What you need to do>
Line by line, repeat the data below exactly, beginning at the first line and ending at the line with "1.18, 1.19, 1.18]". Omit pictures.

Data section>
--------------------------------

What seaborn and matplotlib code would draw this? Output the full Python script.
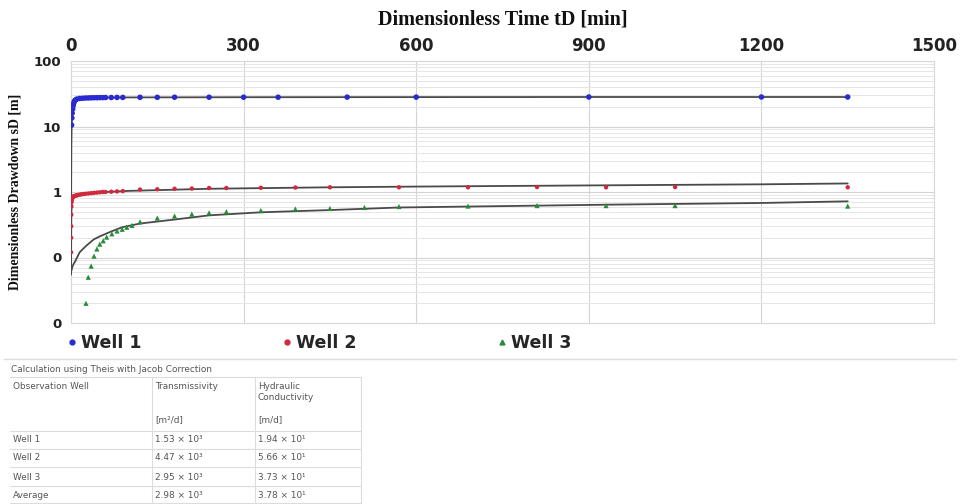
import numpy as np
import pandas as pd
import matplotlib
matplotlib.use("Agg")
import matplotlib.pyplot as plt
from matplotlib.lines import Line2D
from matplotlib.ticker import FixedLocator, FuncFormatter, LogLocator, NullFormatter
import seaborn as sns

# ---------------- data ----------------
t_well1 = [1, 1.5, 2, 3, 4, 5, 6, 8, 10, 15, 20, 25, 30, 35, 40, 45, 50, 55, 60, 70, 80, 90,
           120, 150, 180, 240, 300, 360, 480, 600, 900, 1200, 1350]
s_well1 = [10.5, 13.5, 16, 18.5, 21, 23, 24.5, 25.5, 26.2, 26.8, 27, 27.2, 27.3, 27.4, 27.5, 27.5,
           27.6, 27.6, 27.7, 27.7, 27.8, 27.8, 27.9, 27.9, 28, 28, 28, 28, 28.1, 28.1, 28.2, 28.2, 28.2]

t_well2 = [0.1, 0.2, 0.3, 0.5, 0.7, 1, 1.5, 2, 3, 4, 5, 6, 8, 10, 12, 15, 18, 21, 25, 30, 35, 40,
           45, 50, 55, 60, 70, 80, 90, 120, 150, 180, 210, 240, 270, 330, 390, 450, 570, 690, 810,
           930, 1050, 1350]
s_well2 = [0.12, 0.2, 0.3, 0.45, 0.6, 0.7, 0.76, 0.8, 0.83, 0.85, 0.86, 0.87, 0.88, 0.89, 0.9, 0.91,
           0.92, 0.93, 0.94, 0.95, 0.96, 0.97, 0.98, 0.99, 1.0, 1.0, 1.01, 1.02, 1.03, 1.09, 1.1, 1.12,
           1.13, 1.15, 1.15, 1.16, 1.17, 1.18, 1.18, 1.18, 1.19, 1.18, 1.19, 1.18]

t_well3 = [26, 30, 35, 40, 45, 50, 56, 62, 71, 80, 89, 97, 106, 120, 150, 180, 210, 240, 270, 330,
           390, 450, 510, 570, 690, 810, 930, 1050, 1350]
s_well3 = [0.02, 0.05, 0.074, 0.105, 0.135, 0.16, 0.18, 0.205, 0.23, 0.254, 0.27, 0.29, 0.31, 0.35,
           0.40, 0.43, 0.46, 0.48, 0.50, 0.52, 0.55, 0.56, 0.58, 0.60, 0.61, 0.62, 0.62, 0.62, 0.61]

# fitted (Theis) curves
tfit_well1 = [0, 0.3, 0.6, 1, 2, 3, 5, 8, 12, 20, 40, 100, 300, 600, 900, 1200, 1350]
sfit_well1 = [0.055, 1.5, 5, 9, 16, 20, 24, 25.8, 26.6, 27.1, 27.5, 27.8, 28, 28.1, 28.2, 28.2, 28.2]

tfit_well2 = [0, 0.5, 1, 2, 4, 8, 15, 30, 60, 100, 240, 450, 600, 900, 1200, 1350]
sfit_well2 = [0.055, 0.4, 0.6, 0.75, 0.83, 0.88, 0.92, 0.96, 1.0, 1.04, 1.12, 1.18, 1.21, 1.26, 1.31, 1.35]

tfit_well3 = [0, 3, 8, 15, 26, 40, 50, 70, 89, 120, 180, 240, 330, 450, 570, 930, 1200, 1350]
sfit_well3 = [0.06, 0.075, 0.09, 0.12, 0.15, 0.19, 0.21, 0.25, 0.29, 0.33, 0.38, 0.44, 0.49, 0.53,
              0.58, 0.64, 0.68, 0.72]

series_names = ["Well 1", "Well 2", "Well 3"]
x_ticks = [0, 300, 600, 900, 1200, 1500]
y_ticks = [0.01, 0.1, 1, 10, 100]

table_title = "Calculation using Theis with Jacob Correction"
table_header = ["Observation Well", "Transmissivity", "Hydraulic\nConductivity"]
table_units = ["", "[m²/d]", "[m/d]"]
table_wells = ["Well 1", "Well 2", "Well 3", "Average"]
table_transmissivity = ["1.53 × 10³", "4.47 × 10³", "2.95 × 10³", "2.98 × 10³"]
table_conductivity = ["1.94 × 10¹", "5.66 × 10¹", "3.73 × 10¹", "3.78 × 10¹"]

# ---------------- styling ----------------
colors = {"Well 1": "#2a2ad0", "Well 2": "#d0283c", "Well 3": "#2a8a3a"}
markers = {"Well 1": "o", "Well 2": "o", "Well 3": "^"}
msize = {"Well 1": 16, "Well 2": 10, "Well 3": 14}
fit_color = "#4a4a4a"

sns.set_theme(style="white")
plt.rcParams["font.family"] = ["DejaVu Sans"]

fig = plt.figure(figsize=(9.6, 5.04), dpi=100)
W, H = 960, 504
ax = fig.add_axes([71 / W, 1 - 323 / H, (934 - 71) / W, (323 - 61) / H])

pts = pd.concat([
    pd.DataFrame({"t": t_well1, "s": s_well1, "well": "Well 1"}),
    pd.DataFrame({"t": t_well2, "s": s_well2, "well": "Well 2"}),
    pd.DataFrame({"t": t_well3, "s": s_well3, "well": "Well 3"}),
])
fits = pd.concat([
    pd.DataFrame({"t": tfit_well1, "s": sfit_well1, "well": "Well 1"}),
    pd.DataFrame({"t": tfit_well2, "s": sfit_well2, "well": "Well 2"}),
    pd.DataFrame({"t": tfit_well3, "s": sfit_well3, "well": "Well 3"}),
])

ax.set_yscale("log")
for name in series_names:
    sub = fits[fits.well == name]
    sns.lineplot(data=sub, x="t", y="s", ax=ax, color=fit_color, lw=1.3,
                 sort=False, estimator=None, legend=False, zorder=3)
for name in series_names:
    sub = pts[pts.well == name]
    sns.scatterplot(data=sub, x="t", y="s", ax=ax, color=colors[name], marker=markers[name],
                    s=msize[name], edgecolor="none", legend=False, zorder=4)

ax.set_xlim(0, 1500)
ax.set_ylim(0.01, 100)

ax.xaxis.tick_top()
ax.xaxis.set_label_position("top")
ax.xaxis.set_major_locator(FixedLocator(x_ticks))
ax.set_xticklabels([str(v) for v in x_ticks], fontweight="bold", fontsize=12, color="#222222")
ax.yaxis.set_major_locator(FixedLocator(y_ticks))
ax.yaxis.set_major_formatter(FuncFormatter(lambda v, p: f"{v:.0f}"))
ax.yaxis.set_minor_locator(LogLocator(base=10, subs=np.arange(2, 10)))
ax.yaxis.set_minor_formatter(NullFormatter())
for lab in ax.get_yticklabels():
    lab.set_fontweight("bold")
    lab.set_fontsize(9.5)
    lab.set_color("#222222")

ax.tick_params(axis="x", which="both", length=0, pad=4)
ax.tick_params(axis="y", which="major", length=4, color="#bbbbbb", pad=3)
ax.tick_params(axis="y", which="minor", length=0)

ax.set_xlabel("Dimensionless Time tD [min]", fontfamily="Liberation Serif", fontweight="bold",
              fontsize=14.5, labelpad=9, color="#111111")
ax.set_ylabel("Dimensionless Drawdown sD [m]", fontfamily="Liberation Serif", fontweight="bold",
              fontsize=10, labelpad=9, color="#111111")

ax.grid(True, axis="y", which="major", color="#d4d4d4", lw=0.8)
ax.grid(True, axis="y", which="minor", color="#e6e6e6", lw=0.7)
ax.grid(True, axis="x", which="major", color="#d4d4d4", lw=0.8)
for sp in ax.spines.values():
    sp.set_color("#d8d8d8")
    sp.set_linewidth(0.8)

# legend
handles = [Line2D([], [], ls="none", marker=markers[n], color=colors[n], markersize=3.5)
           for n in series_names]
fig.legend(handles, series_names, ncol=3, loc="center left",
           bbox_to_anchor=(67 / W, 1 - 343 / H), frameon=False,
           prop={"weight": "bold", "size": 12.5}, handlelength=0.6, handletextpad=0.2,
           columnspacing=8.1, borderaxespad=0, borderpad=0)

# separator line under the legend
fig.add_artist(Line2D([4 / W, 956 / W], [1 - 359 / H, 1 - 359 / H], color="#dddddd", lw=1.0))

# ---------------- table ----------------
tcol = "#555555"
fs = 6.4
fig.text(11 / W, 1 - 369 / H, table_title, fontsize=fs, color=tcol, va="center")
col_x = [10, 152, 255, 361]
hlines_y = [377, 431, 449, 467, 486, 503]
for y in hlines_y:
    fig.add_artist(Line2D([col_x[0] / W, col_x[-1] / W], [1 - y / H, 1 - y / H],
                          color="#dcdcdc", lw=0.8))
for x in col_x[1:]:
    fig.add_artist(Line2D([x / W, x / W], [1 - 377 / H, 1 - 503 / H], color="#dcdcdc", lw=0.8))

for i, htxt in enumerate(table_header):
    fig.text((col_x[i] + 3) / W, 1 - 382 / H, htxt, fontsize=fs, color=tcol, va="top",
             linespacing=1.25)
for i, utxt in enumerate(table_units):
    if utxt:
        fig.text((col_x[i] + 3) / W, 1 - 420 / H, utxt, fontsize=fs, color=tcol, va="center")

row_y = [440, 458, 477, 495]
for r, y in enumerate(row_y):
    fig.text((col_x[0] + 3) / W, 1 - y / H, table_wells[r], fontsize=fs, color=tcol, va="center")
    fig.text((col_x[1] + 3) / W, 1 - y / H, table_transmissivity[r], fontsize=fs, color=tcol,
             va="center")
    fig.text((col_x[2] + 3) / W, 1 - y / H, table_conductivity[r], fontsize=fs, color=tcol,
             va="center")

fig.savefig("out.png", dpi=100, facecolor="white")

--------------------------------

Reply to the exercise>
What seaborn and matplotlib code would draw this? Output the full Python script.
import numpy as np
import pandas as pd
import matplotlib
matplotlib.use("Agg")
import matplotlib.pyplot as plt
from matplotlib.lines import Line2D
from matplotlib.ticker import FixedLocator, FuncFormatter, LogLocator, NullFormatter
import seaborn as sns

# ---------------- data ----------------
t_well1 = [1, 1.5, 2, 3, 4, 5, 6, 8, 10, 15, 20, 25, 30, 35, 40, 45, 50, 55, 60, 70, 80, 90,
           120, 150, 180, 240, 300, 360, 480, 600, 900, 1200, 1350]
s_well1 = [10.5, 13.5, 16, 18.5, 21, 23, 24.5, 25.5, 26.2, 26.8, 27, 27.2, 27.3, 27.4, 27.5, 27.5,
           27.6, 27.6, 27.7, 27.7, 27.8, 27.8, 27.9, 27.9, 28, 28, 28, 28, 28.1, 28.1, 28.2, 28.2, 28.2]

t_well2 = [0.1, 0.2, 0.3, 0.5, 0.7, 1, 1.5, 2, 3, 4, 5, 6, 8, 10, 12, 15, 18, 21, 25, 30, 35, 40,
           45, 50, 55, 60, 70, 80, 90, 120, 150, 180, 210, 240, 270, 330, 390, 450, 570, 690, 810,
           930, 1050, 1350]
s_well2 = [0.12, 0.2, 0.3, 0.45, 0.6, 0.7, 0.76, 0.8, 0.83, 0.85, 0.86, 0.87, 0.88, 0.89, 0.9, 0.91,
           0.92, 0.93, 0.94, 0.95, 0.96, 0.97, 0.98, 0.99, 1.0, 1.0, 1.01, 1.02, 1.03, 1.09, 1.1, 1.12,
           1.13, 1.15, 1.15, 1.16, 1.17, 1.18, 1.18, 1.18, 1.19, 1.18, 1.19, 1.18]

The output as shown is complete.